No pickets this time?

No People for the Ethical Treatment of Tigers?

The pundits kind of side-stepped the medication issue too.

“It’s just over-the-counter medication he’s taking. The kind you can buy in any pharmacy.”

What a performance. Tiger Woods, noticeably in tremendous pain, hobbling around Torrey Pines after popping some Bayer and using his driver as a cane, goes out to win the U.S. Open.

Too bad Jim McKay is dead.

He could have talked about Tiger’s “agony of victory” and Rocco’s “thrill of defeat.”

Isn’t that why we love sports?

To see the improbable and sometimes impossible actually happen.

People will tell you that Tiger had a choice. That Curt Schilling could have sat on the bench instead of pitching with blood seeping from his ankle. That Kirk Gibson could have declined Tommy Lasorda’s offer to pinch hit and not limp up to the plate on his crumpled knee.

“Horses don’t have a choice,” they say. “They are forced to go out and run with jockeys beating on them to do more.”

I say, “Bullshit.”

Everyone in the Red Sox Nation knew Schilling was hurt. They expected him to pitch. The World Series was on the line. Lasorda knew Gibson couldn’t walk to the men’s room…but if he could get just one more good swing out of him. Tiger may have wanted to withdraw on Friday, and surely on Saturday as his knee continued to swell…if he could just make it through Sunday.

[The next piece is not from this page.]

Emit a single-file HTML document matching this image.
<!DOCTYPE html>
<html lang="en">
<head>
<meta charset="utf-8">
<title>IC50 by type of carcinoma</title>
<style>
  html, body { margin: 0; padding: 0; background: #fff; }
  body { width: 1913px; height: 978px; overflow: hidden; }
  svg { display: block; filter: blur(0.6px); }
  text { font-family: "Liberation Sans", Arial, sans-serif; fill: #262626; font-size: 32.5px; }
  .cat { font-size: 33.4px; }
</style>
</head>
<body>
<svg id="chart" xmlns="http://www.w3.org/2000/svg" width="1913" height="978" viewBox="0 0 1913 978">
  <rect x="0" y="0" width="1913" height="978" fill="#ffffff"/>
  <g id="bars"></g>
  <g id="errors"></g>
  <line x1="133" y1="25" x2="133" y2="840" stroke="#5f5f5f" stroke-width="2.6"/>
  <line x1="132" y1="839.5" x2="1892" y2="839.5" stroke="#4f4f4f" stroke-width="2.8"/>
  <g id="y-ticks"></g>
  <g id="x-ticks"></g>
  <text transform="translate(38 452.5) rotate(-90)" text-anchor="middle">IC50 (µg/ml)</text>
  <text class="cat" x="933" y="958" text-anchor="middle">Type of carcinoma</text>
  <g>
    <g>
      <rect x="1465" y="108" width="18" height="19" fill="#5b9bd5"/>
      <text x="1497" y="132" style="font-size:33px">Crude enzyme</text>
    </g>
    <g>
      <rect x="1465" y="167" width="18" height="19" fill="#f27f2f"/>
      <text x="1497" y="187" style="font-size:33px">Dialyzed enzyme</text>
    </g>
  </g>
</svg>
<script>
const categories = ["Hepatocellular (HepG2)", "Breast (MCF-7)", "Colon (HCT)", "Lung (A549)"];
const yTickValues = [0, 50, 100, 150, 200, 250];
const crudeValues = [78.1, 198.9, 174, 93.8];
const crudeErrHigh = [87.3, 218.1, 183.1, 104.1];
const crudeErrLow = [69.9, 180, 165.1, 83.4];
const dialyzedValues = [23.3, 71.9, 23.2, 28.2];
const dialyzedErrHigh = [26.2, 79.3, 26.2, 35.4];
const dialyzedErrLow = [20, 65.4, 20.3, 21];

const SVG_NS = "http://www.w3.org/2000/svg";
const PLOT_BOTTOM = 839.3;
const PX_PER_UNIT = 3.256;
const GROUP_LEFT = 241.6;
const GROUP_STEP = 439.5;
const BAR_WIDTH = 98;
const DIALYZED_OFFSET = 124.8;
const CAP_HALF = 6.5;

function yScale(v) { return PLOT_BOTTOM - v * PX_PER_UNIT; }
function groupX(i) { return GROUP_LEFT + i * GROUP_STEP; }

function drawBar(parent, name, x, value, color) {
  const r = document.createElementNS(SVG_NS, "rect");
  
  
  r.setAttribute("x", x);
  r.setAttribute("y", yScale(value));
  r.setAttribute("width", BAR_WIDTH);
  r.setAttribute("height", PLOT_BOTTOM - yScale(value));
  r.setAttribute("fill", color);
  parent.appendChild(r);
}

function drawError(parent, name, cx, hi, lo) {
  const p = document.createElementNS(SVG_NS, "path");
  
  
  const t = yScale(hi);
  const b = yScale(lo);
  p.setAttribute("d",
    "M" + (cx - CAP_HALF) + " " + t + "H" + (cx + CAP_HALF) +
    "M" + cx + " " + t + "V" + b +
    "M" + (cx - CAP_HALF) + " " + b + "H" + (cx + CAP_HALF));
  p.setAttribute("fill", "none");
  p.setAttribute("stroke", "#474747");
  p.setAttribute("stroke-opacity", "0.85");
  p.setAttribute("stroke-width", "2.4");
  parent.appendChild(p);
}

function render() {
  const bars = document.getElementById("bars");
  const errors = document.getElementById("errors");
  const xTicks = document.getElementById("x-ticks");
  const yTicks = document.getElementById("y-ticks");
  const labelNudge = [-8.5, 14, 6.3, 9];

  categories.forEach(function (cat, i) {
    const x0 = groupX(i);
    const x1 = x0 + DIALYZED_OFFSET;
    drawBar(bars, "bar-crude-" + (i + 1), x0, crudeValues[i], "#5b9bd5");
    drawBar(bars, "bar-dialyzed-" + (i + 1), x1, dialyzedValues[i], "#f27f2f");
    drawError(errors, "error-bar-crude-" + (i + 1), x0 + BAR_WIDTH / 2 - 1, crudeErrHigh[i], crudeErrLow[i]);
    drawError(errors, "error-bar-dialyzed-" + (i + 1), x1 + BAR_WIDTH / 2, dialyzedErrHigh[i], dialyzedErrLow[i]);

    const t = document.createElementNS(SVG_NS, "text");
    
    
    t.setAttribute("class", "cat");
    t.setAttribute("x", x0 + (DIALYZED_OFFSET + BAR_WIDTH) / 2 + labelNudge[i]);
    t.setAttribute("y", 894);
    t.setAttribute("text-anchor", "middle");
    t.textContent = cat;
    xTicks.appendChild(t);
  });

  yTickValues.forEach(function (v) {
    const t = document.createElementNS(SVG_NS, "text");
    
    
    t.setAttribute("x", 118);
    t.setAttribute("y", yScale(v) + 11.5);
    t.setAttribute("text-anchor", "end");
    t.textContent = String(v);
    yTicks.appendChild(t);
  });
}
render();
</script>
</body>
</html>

Then, he had to make through Monday.

“I couldn’t quit on these people,” he said after his victory.

Thoroughbred racehorses are bred to run. They expect to run. They deserve to run.

As a rule, they are handled with much more care and compassion than their human counterparts – scratched for fevers and being off their feed much more often than because they are injured.

I can’t remember LaDanian Tomlinson ever sitting out a Chargers game because he left a Snickers in his locker.

When an injury does occur, Thoroughbreds are taken care of better than any top pitching prospect – rested, coddled, and gingerly rehabilitated.

But if they are “racing sound,” as the antiquated term implies, horses can’t quit on their people either. They’ll give you everything they’ve got and that is why I love them so.

If you think Eight Belles would have rather stayed in her stall than run in the Kentucky Derby, you don’t know a thing about racehorses. There is no way Big Brown would have preferred a pasture over Churchill, Pimlico or Belmont and Tiger would have finished the Open if he had to crawl from hole to hole.

That is the defining moment for every athlete – giving more when there is no more to give.

It impresses us. It lifts our spirits. It gives us hope. It is why we love sports.